Kim, the grandson of North Korea’s founding father who launched the Korean War, former North Korean leader Kim Il-sung, did not speak at the ceremony, but members of the large crowd who attended poured scorn on their foes.
“The survivors of the war heroes here can beat the Americans to death on our own,” said Kim Bu-ok, who fell to her knees in tears when she approached her father’s grave.
“We can crush those bastards no matter how hard they try, and I want the world to know this.
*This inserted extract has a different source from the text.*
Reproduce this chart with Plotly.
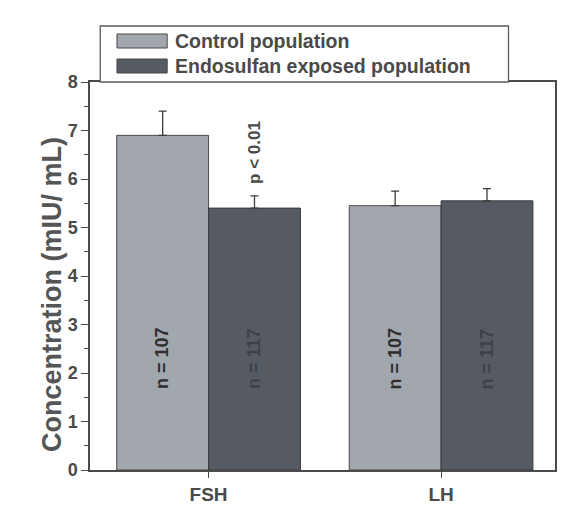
import plotly.graph_objects as go

# Hormone levels, mean and SD (mIU/mL)
hormones = ["FSH", "LH"]
control_mean = [6.9, 5.45]
control_sd = [0.5, 0.3]
exposed_mean = [5.4, 5.55]
exposed_sd = [0.25, 0.25]
control_n = ["n = 107", "n = 107"]
exposed_n = ["n = 117", "n = 117"]
n_label_level = 2.3

series_names = ["Control population", "Endosulfan exposed population"]
control_color = "#a2a6ad"
exposed_color = "#565a63"
ink = "#4a4a4a"
font_family = "Liberation Sans, Arial, sans-serif"

bar_gap = 0.21
half_offset = (1 - bar_gap) / 4  # centre of each bar relative to its category

fig = go.Figure()

err_style = dict(type="data", symmetric=False, color="#3c3c3c", thickness=1.3, width=4)
fig.add_trace(go.Bar(
    x=hormones, y=control_mean, name=series_names[0],
    marker=dict(color=control_color, line=dict(color="#4a4a4a", width=1)),
    error_y=dict(array=control_sd, arrayminus=[0, 0], **err_style),
    showlegend=False,
))
fig.add_trace(go.Bar(
    x=hormones, y=exposed_mean, name=series_names[1],
    marker=dict(color=exposed_color, line=dict(color="#3a3a3a", width=1)),
    error_y=dict(array=exposed_sd, arrayminus=[0, 0], **err_style),
    showlegend=False,
))

# sample sizes written up the bars
for i in range(len(hormones)):
    for sign, labels, col in ((-1, control_n, "#2e2e2e"), (1, exposed_n, "#3e4147")):
        fig.add_annotation(
            x=i + sign * half_offset, y=n_label_level, text=f"<b>{labels[i]}</b>",
            textangle=-90, showarrow=False,
            font=dict(size=18, color=col, family=font_family),
        )

# significance note above the exposed FSH bar
fig.add_annotation(
    x=0 + half_offset, y=exposed_mean[0] + exposed_sd[0], yanchor="bottom", yshift=10,
    text="<b>p < 0.01</b>", textangle=-90, showarrow=False,
    font=dict(size=17, color=ink, family=font_family),
)

# framed legend sitting on top of the plot area
plot_w, plot_h = 465.0, 388.0
box_x0, box_x1 = 0.022, 0.90
box_y0, box_y1 = 1.0, 1.0 + 56 / plot_h
fig.add_shape(type="rect", xref="paper", yref="paper",
              x0=box_x0, x1=box_x1, y0=box_y0, y1=box_y1,
              line=dict(color="#5a5a5a", width=1.3), fillcolor="white", layer="above")
rows = [(box_y1 - 15 / plot_h, control_color), (box_y1 - 40 / plot_h, exposed_color)]
for (yc, col), label in zip(rows, series_names):
    fig.add_shape(type="rect", xref="paper", yref="paper",
                  x0=0.058, x1=0.166, y0=yc - 7 / plot_h, y1=yc + 7 / plot_h,
                  line=dict(color="#4a4a4a", width=1), fillcolor=col, layer="above")
    fig.add_annotation(xref="paper", yref="paper", x=0.178, y=yc,
                       xanchor="left", yanchor="middle", showarrow=False,
                       text=f"<b>{label}</b>",
                       font=dict(size=19.5, color=ink, family=font_family))

# y-axis title
fig.add_annotation(
    xref="paper", yref="paper", x=-38 / plot_w, y=(470 - 295) / plot_h,
    xanchor="center", yanchor="middle",
    text="<b>Concentration (mIU/ mL)</b>", textangle=-90, showarrow=False,
    font=dict(size=27, color="#555555", family=font_family),
)

fig.update_layout(
    width=571, height=510,
    margin=dict(l=90, r=16, t=82, b=40),
    paper_bgcolor="white", plot_bgcolor="white",
    barmode="group", bargap=bar_gap, bargroupgap=0,
    font=dict(family=font_family, color=ink),
)
fig.update_xaxes(
    range=[-0.51, 1.49], automargin=False,
    showline=True, linecolor="#4a4a4a", linewidth=1.5, mirror=True,
    ticks="outside", ticklen=6, tickcolor="#4a4a4a",
    tickfont=dict(size=19, color=ink, family=font_family),
    tickvals=[0, 1], ticktext=["<b>FSH</b>", "<b>LH</b>"],
)
fig.update_yaxes(
    range=[0, 8], dtick=1, showgrid=False, zeroline=False, automargin=False,
    showline=True, linecolor="#4a4a4a", linewidth=1.5, mirror=True,
    ticks="outside", ticklen=7, tickcolor="#4a4a4a",
    minor=dict(dtick=0.5, ticks="outside", ticklen=4, tickcolor="#4a4a4a"),
    tickfont=dict(size=18, color=ink, family=font_family),
    tickprefix="<b>", ticksuffix="</b>",
)

fig.write_html("out.html")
As soon as those Americans even stick up their heads, we’ll stomp them to dust,” she said.
North Korea has been staging nationalistic tributes to its “Eternal President” Kim Il-sung ahead of the anniversary tomorrow of the armistice that ended the 1950-1953 war.
North Korea calls July 27 its “Day of Victory in the Great Fatherland Liberation War.” It blames the US military presence in South Korea for confrontation on the Korean Peninsula.
Kim Jong-un, who leads the North as first secretary of the Workers’ Party, was welcomed at the ceremony with cheers from thousands of people, many of them family members of those buried at the cemetery on the outskirts of Pyongyang.
Banners were strung up with slogans, such as “Glory to the warrior heroes who did their part in the liberation of the homeland.”
Kim was accompanied by North Korea’s power couple: his aunt, Kim Kyong-hui, the 67-year-old daughter of the founding leader, and her husband, Jang Song-thaek, widely considered the second-most powerful man in the North and the political mentor to the youthful leader.
It was the mysterious aunt’s first public appearance since May. Her absence had fueled speculation in South Korean media that she may be ill, which could have serious implications for Kim Jong-un’s grip on power.
Under a sunny sky and in sweltering heat, Kim led a ribbon-cutting ceremony and paid his respects to the dead.
He was flanked by top officials, including North Korean Premier Pak Pong-ju and a key aide, Choe Ryong-hae, who heads the military’s political apparatus.
North Korea has used the anniversary to underscore its defiance of UN sanctions, imposed for its nuclear and missile tests, and its resolve in light of a perception of chilling ties with its sole major ally, China.
Another visitor at the cemetery, air force pilot Ryang Chang-hyok, said he had complete confidence in his leaders and was ready to take up the legacy of his father, who flew against US forces in the Vietnam War, if ordered.
“No plane flown by the American or South Korean bastards will enter the skies of the fatherland,” Ryang said.